Simply speaking, the probe (gate) pulse represents a "time window" during which the fluorescence is detected. An important advantage of this technique is that the intensity of the detected signal (the sum frequency light) is directly proportional to the intensity of the fluorescence. Since the sum frequency light appears at shorter wavelengths than the fluorescence, a monochromator or an optical filter can be used to suppress both fluorescence and diffused laser light, allowing for a high signal-to-noise ratio when detected, for example, by a photo-multiplier.

== History ==

The first demonstration of the FU technique was reported by Mahr and Hirsch in 1975. They used FU to compare the time-profiles of the green laser pulses generated by a mode-locked argon laser with the red laser pulses emitted from a Rhodamine 6G dye laser. In the latter case they found a much longer-lived (several nanoseconds) component, assigned to spontaneous emission (fluorescence).
Soon after, Hirsch and coworkers used the FU technique to study the photochemistry of bacteriorhodopsin. They measured the emission lifetime of bacteriorhodopsin at physiological temperatures to be 15 +/- 3 ps.

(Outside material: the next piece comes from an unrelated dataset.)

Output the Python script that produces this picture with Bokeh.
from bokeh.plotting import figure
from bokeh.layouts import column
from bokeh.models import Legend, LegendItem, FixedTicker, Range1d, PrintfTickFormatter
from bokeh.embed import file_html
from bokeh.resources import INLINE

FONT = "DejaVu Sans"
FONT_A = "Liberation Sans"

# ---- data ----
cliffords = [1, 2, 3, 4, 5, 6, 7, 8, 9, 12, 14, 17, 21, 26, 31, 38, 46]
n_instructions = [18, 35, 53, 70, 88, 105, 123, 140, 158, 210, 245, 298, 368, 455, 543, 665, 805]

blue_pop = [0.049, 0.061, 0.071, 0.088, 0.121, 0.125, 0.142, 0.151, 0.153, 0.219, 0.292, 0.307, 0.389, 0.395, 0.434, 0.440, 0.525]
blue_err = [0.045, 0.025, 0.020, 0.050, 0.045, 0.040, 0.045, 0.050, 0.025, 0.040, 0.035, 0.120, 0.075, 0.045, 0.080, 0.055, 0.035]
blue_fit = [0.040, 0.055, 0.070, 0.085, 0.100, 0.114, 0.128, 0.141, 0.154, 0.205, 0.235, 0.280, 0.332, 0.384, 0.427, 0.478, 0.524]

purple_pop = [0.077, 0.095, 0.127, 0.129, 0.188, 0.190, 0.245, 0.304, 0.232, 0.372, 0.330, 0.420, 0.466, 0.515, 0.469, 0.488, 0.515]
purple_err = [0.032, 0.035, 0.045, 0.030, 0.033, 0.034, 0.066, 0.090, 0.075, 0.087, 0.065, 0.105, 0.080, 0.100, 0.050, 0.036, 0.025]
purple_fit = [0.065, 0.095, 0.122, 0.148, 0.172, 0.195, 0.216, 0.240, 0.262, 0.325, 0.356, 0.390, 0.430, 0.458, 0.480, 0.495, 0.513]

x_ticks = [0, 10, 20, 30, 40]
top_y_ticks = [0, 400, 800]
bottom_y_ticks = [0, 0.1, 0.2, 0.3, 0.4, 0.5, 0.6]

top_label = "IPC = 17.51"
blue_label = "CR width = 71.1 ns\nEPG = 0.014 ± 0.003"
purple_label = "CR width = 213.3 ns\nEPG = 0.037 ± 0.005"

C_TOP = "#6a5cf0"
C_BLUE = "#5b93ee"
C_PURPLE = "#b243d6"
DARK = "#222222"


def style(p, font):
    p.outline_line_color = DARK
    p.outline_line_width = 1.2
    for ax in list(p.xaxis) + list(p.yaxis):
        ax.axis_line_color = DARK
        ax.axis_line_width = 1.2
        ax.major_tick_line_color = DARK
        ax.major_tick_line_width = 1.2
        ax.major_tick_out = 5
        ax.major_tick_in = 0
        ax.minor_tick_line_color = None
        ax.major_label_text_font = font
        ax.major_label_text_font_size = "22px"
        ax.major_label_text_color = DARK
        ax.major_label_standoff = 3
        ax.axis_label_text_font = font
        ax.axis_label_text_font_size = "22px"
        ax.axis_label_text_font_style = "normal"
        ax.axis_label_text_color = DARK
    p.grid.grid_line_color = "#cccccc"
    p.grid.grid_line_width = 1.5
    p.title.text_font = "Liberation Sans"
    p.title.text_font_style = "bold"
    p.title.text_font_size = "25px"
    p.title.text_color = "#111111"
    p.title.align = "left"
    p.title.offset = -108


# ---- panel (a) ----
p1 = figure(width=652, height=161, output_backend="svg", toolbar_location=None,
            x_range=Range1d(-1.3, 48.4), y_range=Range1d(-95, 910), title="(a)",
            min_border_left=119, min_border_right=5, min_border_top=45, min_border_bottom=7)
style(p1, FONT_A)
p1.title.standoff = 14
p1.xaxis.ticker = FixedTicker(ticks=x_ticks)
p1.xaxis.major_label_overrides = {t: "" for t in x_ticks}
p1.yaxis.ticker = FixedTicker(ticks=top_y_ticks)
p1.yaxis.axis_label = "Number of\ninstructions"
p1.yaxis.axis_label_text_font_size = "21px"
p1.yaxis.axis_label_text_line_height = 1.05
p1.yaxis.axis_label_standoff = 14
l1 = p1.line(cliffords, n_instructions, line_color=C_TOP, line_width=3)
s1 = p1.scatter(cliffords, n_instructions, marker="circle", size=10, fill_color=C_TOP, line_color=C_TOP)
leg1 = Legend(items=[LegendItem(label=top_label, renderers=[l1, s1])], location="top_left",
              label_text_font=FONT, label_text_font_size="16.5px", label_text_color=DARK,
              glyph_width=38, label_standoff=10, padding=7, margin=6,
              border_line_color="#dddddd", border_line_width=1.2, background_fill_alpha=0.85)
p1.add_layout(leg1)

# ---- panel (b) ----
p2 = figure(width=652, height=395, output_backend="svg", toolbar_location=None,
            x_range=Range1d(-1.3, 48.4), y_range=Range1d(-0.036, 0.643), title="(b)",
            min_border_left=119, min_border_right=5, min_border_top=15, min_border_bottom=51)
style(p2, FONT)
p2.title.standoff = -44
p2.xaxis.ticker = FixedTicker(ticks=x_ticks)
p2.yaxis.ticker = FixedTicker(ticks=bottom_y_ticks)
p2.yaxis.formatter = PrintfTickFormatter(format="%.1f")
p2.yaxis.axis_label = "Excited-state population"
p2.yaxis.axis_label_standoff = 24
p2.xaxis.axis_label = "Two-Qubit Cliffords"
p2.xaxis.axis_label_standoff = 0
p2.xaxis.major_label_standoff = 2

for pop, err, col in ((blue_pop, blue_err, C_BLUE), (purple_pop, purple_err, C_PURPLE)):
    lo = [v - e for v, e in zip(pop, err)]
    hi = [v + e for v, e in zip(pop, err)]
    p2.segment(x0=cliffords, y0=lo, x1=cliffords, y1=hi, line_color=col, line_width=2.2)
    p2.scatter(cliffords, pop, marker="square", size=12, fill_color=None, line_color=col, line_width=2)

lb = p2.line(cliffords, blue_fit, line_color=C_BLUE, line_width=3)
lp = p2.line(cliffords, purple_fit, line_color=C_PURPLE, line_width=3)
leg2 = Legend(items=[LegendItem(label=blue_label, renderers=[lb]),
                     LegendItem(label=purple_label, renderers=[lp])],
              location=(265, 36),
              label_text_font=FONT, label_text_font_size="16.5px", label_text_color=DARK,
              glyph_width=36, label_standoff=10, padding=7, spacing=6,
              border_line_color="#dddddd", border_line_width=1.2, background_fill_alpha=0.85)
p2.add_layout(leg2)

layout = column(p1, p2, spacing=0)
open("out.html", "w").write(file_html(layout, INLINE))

Among the first applications of FU with sub-picosecond time-resolution was the study of dynamic solvent effects. This topic is generally called solvation dynamics.
Briefly, solvation dynamics can be studied by following the time-evolution of the fluorescence spectrum of an "inert" fluorescent probe molecule in solution. This provides the Time-Dependent Fluorescence Stokes Shift (TDFSS).

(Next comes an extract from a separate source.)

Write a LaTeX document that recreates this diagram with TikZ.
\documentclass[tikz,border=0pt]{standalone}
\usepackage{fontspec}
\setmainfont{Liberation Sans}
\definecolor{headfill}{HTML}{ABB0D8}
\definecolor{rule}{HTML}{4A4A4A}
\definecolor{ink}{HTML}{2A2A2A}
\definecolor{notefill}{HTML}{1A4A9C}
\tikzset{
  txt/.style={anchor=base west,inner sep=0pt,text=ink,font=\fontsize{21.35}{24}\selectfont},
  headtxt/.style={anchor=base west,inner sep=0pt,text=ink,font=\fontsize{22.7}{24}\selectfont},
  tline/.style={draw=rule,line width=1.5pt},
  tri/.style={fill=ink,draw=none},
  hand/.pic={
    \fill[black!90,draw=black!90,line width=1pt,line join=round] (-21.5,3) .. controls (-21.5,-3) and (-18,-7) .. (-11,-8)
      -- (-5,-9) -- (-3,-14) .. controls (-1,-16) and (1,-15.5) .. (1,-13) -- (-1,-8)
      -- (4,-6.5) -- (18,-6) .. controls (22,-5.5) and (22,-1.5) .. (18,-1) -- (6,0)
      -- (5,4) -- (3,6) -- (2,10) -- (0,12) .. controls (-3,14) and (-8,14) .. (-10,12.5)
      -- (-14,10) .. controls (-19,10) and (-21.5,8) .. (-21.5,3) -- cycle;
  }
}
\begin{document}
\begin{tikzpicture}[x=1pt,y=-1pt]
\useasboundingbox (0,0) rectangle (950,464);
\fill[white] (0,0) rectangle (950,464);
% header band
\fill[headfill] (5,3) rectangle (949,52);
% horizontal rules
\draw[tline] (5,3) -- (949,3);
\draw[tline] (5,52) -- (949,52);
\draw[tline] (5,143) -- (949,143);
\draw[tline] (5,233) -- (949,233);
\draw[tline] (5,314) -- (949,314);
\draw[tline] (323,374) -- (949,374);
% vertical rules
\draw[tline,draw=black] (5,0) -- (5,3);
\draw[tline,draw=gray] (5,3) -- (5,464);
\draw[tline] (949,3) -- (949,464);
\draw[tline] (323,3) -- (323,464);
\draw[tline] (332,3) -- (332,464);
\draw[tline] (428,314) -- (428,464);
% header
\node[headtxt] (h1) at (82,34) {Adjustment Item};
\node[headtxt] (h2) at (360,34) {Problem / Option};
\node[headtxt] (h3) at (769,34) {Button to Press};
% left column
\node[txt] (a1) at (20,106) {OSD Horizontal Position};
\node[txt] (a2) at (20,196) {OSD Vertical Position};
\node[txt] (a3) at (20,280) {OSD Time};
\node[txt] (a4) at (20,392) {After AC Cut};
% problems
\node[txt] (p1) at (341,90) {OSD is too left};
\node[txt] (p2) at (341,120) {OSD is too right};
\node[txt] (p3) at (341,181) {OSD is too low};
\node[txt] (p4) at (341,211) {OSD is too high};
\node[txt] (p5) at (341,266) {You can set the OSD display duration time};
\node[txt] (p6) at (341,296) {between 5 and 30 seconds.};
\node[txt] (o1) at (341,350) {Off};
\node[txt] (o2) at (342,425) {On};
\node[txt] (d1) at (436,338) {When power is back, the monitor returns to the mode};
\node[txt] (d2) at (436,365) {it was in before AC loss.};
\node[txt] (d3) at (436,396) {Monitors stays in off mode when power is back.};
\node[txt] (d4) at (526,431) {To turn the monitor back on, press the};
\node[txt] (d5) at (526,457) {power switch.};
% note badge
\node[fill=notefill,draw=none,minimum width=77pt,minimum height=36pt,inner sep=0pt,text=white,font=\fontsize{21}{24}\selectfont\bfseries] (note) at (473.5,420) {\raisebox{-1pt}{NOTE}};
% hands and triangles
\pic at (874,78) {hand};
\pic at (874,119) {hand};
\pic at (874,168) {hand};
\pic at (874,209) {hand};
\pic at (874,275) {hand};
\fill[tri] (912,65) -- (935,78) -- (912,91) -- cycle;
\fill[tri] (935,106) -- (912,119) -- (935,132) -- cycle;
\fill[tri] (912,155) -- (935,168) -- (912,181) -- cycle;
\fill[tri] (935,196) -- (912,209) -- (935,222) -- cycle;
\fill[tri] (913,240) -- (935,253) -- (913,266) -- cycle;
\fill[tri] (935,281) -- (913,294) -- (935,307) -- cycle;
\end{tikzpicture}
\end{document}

Hallidy and Topp were the first to study solvation dynamics using FU. They characterized the temperature-dependence of the evolution of the fluorescence spectrum in terms of two independent relaxation processes: solvation dynamics and solvent-assisted fluorescence quenching.

Graham Fleming and coworkers also studied solvation dynamics in various low-viscous room-temperature solvents using FU. They distinguished various solvation processes, from slower long-range diffusional processes to ultrafast inertial effects in the first solvation shell.

Another possible origin of the observed Stokes shift in polyatomic molecules is intramolecular vibrational relaxation which was characterized using FU notably by the group of Wolfgang Kaiser.

The group of Paul Barbara used FU to study not only solvation dynamics and vibrational relaxation but also excited-state intramolecular proton transfer in various organic molecules.

Today, the number of articles using FU found by Web of Science (august 2025) exceeds 1200 but this is certainly an underestimation.

== Kinetic and spectral recordings ==

The most straight-forward application of fluorescence upconversion is to scan the optical delay (see above) between the fluorescence (i.e. the excitation pulse) and the gating pulse for fixed settings of the crystal etc. This provides kinetic traces of the fluorescence intensity at a given wavelength.
However, it is more interesting to monitor the time-evolution of the full fluorescence spectrum which is difficult since the FU technique has a very limited spectral bandwidth (<10 nm).
To overcome this problem several approaches can be used.

The most widely used method is to reconstruct the time-resolved fluorescence spectrum a posteriori from a number of individual kinetic traces recorded at different wavelengths.

Alternatively, a step-wise scanning can be performed, where, for a given delay, the monochromator is scanned in wavelength while the phase-matching angle is optimized.

True broadband detection of the upconversion signal can in principle be obtained with a spectrograph equipped with a CCD camera. However, as mentioned above, the limited bandwidth of the crystal does not allow to cover the whole fluorescence spectrum. An elegant approach to overcome this problem is to rapidly rotate the crystal during the measuring time.

A much more advanced approach has been developed by Ernsting and coll. who adjust the wavelength-dependent angular dispersion of the focused fluorescence in order to fulfill phase-matching conditions over a wide spectral range.